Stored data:
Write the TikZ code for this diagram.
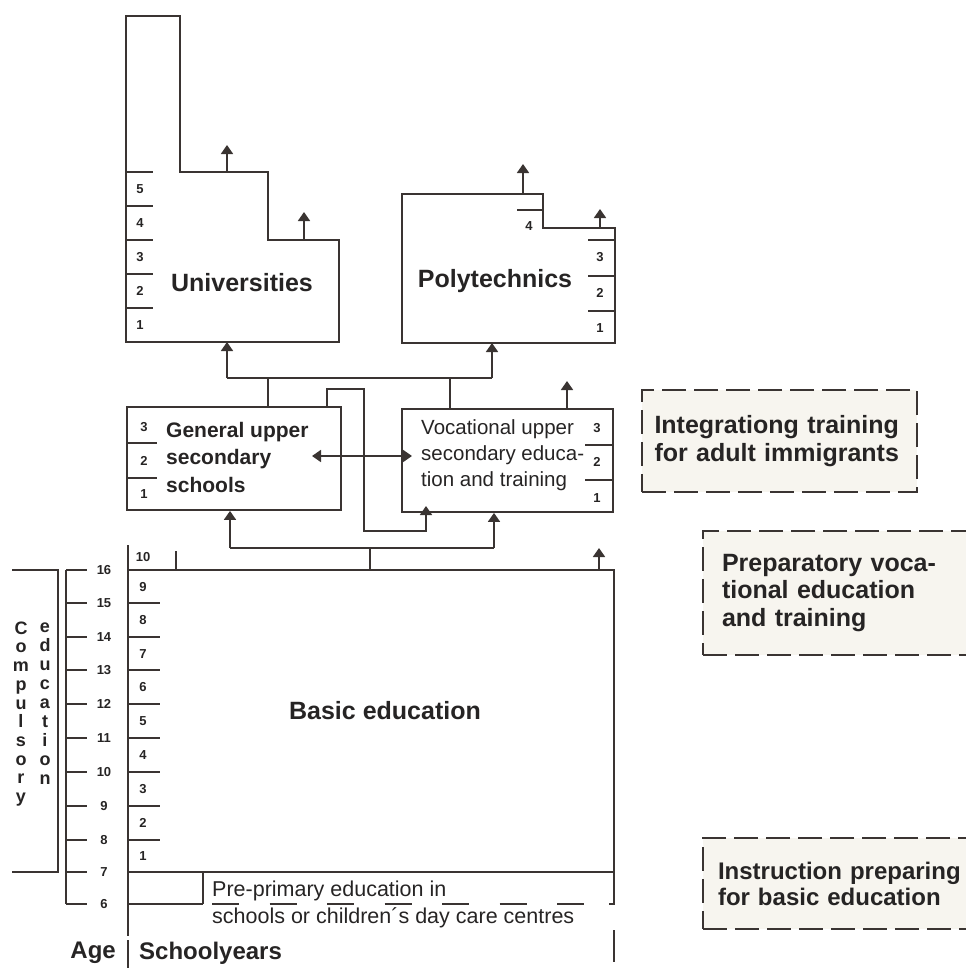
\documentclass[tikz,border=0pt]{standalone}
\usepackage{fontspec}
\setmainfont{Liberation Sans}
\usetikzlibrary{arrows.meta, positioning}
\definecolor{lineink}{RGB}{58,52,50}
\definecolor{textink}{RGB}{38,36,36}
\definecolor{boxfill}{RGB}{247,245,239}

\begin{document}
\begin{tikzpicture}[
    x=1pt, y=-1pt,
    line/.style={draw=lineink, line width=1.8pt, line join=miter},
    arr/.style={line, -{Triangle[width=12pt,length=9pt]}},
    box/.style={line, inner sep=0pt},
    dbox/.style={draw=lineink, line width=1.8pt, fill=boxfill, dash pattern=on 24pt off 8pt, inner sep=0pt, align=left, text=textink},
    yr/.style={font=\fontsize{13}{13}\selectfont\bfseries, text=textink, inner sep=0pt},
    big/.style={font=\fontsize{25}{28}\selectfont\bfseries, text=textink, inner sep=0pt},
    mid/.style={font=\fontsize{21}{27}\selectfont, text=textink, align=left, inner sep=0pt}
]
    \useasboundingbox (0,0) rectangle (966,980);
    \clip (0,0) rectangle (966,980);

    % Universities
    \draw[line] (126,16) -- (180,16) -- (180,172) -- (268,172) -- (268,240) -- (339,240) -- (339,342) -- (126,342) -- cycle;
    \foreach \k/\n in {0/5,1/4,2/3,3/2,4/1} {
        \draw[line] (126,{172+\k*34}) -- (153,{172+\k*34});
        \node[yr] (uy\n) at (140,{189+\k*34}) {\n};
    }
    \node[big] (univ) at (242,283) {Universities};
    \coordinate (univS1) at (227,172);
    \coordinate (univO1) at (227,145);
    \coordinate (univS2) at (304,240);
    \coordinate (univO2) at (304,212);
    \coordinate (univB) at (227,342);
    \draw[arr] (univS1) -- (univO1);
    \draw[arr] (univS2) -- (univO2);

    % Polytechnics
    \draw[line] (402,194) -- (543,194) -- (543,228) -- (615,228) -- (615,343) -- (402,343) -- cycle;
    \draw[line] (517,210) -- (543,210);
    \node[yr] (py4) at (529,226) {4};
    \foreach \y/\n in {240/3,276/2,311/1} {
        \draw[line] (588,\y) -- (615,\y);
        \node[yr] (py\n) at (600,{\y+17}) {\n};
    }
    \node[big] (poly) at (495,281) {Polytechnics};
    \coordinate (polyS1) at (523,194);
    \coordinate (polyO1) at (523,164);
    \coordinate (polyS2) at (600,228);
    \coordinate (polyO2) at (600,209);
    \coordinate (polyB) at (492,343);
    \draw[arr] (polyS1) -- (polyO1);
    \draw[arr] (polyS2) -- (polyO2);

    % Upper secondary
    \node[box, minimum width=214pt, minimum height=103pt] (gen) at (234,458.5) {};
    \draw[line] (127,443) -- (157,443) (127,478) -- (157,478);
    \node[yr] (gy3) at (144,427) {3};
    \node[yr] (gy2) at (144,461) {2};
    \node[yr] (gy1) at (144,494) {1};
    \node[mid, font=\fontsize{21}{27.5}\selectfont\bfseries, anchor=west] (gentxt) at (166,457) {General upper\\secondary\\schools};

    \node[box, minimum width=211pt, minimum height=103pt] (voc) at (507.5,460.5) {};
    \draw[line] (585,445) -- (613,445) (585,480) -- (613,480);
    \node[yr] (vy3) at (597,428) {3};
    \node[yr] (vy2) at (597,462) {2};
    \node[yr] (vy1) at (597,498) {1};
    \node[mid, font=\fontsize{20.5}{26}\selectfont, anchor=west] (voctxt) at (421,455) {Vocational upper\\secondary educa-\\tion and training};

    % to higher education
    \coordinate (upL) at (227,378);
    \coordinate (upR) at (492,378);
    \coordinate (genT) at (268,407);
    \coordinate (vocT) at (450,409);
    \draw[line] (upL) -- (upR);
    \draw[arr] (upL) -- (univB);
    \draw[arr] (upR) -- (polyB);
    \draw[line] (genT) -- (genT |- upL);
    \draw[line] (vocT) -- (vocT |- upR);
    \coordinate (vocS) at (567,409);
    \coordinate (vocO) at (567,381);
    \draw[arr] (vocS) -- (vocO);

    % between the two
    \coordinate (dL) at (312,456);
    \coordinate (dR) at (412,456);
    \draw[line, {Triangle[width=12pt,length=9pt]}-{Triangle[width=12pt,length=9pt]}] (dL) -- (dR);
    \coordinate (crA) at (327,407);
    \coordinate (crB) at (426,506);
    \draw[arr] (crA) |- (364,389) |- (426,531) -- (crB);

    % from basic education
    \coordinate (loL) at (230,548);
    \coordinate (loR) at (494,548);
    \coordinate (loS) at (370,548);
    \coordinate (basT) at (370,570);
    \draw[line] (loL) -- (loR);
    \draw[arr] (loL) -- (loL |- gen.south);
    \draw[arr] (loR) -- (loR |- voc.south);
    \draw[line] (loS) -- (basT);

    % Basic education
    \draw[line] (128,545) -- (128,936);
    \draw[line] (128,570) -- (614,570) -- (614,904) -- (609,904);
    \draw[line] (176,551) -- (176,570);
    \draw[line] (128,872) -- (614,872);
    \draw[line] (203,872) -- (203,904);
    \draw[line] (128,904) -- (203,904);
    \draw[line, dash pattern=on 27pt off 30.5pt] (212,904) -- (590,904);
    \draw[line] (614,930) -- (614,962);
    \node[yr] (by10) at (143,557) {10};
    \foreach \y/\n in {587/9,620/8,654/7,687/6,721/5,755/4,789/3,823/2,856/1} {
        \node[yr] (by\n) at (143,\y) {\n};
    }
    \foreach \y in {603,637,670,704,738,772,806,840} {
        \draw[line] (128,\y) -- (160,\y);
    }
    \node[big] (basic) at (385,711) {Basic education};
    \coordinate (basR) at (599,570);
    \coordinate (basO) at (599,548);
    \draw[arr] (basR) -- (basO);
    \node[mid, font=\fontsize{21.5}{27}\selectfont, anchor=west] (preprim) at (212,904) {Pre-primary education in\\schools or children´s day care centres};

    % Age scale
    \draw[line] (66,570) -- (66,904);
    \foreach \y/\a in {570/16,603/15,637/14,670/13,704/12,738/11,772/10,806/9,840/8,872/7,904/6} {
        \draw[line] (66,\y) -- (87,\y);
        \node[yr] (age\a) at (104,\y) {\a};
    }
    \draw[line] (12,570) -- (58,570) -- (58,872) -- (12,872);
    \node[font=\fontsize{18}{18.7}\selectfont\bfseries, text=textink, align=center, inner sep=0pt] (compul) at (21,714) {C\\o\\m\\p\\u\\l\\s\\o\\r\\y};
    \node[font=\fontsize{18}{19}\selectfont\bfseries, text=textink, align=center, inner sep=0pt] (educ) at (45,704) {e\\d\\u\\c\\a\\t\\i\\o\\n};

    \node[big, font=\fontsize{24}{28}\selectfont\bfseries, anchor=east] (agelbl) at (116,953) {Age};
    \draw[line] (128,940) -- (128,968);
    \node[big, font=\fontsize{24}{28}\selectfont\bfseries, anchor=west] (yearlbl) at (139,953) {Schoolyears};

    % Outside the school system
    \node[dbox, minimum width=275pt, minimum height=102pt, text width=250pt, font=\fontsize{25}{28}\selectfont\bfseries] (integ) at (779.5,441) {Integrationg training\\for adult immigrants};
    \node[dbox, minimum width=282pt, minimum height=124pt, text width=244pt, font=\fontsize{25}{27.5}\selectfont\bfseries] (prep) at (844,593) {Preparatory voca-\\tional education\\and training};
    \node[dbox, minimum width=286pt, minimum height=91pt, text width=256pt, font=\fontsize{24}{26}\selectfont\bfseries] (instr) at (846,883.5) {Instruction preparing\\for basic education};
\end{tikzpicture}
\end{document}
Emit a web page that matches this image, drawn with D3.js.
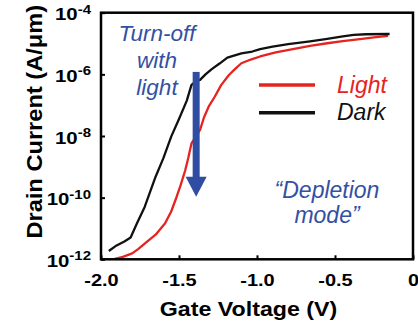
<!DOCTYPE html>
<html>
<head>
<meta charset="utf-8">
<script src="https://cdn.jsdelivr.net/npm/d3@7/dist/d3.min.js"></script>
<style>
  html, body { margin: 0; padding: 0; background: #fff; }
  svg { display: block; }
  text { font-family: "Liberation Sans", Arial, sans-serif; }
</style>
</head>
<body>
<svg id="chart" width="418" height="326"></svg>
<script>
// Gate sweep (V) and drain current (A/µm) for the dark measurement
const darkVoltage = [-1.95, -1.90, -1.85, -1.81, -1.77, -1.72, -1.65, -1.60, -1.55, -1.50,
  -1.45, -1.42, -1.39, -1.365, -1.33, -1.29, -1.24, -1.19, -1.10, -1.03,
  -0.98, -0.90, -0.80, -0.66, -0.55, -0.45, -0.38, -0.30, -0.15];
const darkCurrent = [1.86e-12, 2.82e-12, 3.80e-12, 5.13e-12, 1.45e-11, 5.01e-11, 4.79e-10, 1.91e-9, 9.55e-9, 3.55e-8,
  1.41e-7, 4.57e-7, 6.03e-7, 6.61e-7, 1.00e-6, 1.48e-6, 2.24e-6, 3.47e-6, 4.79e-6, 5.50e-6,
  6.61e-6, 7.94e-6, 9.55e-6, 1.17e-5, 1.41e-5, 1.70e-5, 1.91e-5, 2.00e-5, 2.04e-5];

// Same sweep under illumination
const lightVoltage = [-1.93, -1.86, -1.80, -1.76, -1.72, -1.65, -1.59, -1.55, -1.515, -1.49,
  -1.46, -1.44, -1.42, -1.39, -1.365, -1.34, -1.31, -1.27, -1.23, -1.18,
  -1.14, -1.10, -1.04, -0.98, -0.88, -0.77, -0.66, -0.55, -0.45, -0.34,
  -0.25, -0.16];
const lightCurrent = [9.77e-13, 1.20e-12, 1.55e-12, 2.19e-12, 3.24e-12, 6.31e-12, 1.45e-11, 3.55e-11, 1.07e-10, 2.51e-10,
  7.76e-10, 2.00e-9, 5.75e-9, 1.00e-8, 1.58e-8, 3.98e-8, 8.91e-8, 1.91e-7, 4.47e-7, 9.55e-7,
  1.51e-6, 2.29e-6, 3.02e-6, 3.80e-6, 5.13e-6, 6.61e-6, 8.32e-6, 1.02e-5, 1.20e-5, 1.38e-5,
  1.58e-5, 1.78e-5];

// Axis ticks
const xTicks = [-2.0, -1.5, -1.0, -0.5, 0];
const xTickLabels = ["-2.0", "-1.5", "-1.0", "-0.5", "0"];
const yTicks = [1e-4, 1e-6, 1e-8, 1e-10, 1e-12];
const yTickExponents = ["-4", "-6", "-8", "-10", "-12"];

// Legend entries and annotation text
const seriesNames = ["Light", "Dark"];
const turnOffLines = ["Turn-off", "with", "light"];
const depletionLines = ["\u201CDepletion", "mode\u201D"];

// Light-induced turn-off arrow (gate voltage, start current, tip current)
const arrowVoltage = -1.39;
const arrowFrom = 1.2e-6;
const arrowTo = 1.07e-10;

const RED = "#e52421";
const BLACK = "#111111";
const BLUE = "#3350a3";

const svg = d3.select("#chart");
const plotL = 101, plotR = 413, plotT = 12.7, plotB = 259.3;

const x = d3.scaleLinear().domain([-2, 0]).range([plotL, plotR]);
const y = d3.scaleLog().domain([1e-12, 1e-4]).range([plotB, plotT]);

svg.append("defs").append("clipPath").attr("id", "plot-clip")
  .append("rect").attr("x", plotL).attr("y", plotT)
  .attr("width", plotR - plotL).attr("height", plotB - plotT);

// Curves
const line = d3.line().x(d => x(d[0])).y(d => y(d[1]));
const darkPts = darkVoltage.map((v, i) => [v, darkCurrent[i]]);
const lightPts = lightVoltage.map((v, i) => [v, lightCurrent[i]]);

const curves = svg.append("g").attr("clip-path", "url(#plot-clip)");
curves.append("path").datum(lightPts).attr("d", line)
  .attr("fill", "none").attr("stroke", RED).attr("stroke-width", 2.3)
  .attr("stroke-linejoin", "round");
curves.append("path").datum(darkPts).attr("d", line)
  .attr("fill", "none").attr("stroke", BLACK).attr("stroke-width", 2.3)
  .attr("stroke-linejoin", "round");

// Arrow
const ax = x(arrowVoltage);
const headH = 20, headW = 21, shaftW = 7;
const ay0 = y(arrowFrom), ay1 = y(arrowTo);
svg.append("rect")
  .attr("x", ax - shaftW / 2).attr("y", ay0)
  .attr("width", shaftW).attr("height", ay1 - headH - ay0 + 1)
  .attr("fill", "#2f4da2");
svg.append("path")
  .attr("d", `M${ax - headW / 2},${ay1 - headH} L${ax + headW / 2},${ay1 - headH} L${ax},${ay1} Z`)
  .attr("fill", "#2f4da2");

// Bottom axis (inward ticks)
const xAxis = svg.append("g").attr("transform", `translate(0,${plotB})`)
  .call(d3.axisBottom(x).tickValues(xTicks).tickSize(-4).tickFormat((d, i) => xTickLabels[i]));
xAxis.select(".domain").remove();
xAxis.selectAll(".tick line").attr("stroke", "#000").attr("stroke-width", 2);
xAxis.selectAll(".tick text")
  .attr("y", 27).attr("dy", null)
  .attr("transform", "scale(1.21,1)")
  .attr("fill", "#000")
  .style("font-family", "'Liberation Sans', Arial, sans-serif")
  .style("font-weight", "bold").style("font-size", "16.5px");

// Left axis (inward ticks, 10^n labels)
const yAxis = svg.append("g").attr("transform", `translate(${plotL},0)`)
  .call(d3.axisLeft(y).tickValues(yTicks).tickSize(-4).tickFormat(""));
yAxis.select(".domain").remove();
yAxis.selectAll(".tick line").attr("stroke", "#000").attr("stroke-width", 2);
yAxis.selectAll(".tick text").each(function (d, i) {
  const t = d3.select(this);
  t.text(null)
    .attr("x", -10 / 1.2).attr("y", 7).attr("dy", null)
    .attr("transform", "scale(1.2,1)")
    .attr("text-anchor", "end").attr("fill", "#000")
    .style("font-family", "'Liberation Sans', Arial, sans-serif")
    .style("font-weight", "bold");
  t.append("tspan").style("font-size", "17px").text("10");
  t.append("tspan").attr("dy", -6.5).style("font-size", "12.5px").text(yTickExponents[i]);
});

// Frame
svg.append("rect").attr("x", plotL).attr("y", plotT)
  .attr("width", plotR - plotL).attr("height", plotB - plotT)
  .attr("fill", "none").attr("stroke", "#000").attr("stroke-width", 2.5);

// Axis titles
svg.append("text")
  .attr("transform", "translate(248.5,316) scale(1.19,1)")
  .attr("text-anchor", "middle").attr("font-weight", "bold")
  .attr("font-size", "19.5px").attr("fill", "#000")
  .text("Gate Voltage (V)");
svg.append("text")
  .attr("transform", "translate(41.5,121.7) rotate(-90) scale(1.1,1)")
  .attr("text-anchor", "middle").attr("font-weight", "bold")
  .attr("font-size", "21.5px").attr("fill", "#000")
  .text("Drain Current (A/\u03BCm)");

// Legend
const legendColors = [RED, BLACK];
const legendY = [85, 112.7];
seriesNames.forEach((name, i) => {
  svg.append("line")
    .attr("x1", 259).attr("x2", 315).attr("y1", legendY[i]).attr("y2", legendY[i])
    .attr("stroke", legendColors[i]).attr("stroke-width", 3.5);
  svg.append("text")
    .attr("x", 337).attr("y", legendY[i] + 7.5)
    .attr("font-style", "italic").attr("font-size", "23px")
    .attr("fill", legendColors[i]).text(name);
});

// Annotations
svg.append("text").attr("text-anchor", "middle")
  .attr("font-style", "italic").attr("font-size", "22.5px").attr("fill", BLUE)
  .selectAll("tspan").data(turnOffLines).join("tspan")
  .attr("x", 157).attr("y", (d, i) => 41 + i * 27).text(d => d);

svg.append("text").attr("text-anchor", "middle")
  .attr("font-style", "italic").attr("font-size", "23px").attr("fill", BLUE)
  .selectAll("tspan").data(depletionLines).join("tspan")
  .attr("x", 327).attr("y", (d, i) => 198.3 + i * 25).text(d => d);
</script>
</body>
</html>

WHAT IS NEEDED - Return the material from the line containing "Emit a web page" through the line containing "1.58e-5, 1.78e-5];", exactly and in full, but without its pictures.

WRITTEN ANSWER -
Emit a web page that matches this image, drawn with D3.js.
<!DOCTYPE html>
<html>
<head>
<meta charset="utf-8">
<script src="https://cdn.jsdelivr.net/npm/d3@7/dist/d3.min.js"></script>
<style>
  html, body { margin: 0; padding: 0; background: #fff; }
  svg { display: block; }
  text { font-family: "Liberation Sans", Arial, sans-serif; }
</style>
</head>
<body>
<svg id="chart" width="418" height="326"></svg>
<script>
// Gate sweep (V) and drain current (A/µm) for the dark measurement
const darkVoltage = [-1.95, -1.90, -1.85, -1.81, -1.77, -1.72, -1.65, -1.60, -1.55, -1.50,
  -1.45, -1.42, -1.39, -1.365, -1.33, -1.29, -1.24, -1.19, -1.10, -1.03,
  -0.98, -0.90, -0.80, -0.66, -0.55, -0.45, -0.38, -0.30, -0.15];
const darkCurrent = [1.86e-12, 2.82e-12, 3.80e-12, 5.13e-12, 1.45e-11, 5.01e-11, 4.79e-10, 1.91e-9, 9.55e-9, 3.55e-8,
  1.41e-7, 4.57e-7, 6.03e-7, 6.61e-7, 1.00e-6, 1.48e-6, 2.24e-6, 3.47e-6, 4.79e-6, 5.50e-6,
  6.61e-6, 7.94e-6, 9.55e-6, 1.17e-5, 1.41e-5, 1.70e-5, 1.91e-5, 2.00e-5, 2.04e-5];

// Same sweep under illumination
const lightVoltage = [-1.93, -1.86, -1.80, -1.76, -1.72, -1.65, -1.59, -1.55, -1.515, -1.49,
  -1.46, -1.44, -1.42, -1.39, -1.365, -1.34, -1.31, -1.27, -1.23, -1.18,
  -1.14, -1.10, -1.04, -0.98, -0.88, -0.77, -0.66, -0.55, -0.45, -0.34,
  -0.25, -0.16];
const lightCurrent = [9.77e-13, 1.20e-12, 1.55e-12, 2.19e-12, 3.24e-12, 6.31e-12, 1.45e-11, 3.55e-11, 1.07e-10, 2.51e-10,
  7.76e-10, 2.00e-9, 5.75e-9, 1.00e-8, 1.58e-8, 3.98e-8, 8.91e-8, 1.91e-7, 4.47e-7, 9.55e-7,
  1.51e-6, 2.29e-6, 3.02e-6, 3.80e-6, 5.13e-6, 6.61e-6, 8.32e-6, 1.02e-5, 1.20e-5, 1.38e-5,
  1.58e-5, 1.78e-5];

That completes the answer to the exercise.